Kritik

Tirol und Taliban: Thomas Maurer in der Lach- und Schieß

Thomas Maurers Solo "Zeitgenosse aus Leidenschaft" in der Lach- und Schießgesellschaft.
von  Mathias Hejny
Der Kabarettist Thomas Mauer.
Der Kabarettist Thomas Mauer. © Ingo Pertramer

Endlich rührt sich wieder was im "Laden". Der Zuschauerraum und die Bühne haben sich nicht verändert, aber in den Toilettenräumen blitzt und blinkt es neu gefliest. Der Neustart nach Umbildung des Leitungsteams, Corona und Renovierung fand in aller Stille statt: Das Hausensemble der Lach- und Schießgesellschaft zeigte einige Vorstellungen des aktuellen Programms "Aufgestaut" und das Gastspielprogramm eröffnete anschließend an zwei Abenden der Österreicher Thomas Maurer mit seinem Solo "Zeitgenosse aus Leidenschaft".

Der benötigt wenig und kann mit einem Stuhl auf ansonsten leerer Bühne welthaltiges Kabarett machen. Corona kommt erst spät vor und der Weg dorthin ist historisch kurvenreich, obwohl sein Vater ganz unmittelbar in der ersten und sehr schleppenden Phase der Impfkampagne 79-jährig am Covid-Virus starb. Wut und Trauer verarbeitet Maurer mit einem Ausflug ins aufständische Tirol des 19. Jahrhunderts, als Andreas Hofer einen katholisch-fundamentalistischen Kampf nicht zuletzt gegen die Pockenimpfung führte.

Maurers Kleinkunst: Die Komik in den unerfreulichen Themen

Da ist man schnell bei den Taliban, die auch Bärte und seltsame Kopfbedeckungen tragen. Und noch schneller ist man am aktuellen Zustand der europäischen Aufklärung zwischen Mumienpulver und Globuli. Das Größte an Maurers Kleinkunst ist die Komik, die er in seinen überwiegend unerfreulichen Themen entdeckt. Das gilt auch für die schier endlosen Gewerbegebiete in der Wiener Umgebung ("So sieht das Anthropozän aus, wenn der Baumeister der Schwager vom Bürgermeister ist").

Der Vergleich zwischen der Hochkultur der Azteken, zu der allerdings auch blutige Menschenopfer gehörten, und den Folgen unserer postindustriellen Gesellschaft geht unentschieden aus: "Wir sind schädlicher, aber netter." Wobei die vielen Toten, die der Ritus Fußball-Weltmeisterschaft in Katar schon jetzt gefordert habe, diese Bilanz relativierten. Was zunächst als gesellschaftspolitischer Gemischtwarenladen erscheint, ist faszinierend "woke", wie Maurer es im Hinblick auf die kommende Generation sagen würde.

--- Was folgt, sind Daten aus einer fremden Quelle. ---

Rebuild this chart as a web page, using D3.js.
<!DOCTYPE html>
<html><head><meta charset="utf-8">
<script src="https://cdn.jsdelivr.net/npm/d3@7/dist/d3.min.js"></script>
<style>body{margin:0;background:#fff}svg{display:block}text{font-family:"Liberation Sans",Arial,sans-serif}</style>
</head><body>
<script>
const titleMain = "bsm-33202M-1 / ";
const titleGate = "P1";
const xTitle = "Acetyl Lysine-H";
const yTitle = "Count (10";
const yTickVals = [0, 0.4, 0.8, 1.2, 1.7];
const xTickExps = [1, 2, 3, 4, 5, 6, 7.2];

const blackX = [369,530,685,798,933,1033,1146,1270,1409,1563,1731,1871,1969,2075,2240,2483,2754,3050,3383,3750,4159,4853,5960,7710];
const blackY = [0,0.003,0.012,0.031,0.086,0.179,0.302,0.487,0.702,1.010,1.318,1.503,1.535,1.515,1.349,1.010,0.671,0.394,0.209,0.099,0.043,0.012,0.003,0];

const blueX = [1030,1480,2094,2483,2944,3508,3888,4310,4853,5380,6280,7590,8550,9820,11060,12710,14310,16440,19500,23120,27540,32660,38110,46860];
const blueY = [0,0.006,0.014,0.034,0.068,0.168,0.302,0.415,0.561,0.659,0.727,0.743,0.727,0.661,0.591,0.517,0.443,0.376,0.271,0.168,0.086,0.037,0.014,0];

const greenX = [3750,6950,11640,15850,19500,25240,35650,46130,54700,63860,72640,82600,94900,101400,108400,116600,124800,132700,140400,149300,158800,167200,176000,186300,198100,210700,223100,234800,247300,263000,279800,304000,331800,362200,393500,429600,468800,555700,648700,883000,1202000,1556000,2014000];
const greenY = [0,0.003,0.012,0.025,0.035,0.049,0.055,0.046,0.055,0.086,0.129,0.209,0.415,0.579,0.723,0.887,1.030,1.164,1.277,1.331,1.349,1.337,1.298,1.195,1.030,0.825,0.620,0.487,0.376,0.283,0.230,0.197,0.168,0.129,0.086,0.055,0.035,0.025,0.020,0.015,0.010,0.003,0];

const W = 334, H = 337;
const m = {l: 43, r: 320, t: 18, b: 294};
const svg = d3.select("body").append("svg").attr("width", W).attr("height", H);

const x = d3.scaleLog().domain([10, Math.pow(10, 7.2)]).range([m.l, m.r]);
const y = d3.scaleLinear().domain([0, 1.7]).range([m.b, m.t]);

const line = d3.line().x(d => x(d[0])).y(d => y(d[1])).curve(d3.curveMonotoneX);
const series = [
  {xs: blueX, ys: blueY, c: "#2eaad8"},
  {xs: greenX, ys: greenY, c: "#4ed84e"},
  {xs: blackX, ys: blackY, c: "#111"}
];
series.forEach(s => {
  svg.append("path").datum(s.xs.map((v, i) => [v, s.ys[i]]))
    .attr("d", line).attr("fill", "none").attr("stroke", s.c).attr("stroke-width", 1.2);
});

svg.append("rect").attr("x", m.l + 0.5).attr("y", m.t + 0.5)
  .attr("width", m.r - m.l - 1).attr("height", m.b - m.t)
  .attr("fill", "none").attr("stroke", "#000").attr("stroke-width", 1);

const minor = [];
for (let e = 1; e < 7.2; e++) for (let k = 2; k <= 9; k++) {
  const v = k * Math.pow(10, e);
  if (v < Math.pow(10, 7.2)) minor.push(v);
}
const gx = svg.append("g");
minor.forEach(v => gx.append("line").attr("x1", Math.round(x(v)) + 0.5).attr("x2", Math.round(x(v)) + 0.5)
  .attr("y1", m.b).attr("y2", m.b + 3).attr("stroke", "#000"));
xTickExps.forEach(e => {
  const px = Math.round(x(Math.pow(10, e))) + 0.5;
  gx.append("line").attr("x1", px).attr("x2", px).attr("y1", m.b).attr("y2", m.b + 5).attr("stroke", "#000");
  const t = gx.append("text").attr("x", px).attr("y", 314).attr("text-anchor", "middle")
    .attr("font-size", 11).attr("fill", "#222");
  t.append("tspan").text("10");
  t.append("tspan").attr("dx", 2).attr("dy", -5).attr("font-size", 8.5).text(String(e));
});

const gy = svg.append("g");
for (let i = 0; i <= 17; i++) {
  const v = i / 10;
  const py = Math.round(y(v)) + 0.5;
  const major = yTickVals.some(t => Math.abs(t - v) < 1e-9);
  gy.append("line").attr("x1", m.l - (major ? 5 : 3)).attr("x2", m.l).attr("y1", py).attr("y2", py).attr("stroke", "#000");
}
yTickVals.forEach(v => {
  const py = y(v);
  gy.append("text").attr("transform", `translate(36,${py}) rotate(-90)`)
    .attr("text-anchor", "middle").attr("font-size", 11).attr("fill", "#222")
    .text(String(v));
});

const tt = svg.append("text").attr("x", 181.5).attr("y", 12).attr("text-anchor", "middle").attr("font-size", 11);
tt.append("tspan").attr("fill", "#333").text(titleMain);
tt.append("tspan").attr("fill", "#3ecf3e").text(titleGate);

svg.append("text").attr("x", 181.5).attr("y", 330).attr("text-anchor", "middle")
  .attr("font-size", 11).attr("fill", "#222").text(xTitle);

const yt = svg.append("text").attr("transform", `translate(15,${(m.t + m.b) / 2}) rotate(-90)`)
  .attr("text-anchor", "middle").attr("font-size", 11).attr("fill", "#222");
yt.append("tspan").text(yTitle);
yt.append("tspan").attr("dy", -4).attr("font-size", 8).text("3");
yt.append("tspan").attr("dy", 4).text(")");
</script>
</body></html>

Immer wieder überraschend zieht der "alte weiße Gutmenschensack" gleich mehrere rote Fäden durch den Abend, die auch seine Zeit als blackgefaceter Sternsinger, seine Zuneigung zu Leberkässemmeln oder die österreichische Innenpolitik ("viel lustiger als die deutsche") in den ganz großen Zusammenhang des Irrationalen bringen. Dabei gendert er gnadenlos und abendfüllend: "Gegenderte Sätze sind wie Windkraftparks: Nicht schön anzusehen, aber ganz ohne wird es auf die Dauer nicht gehen."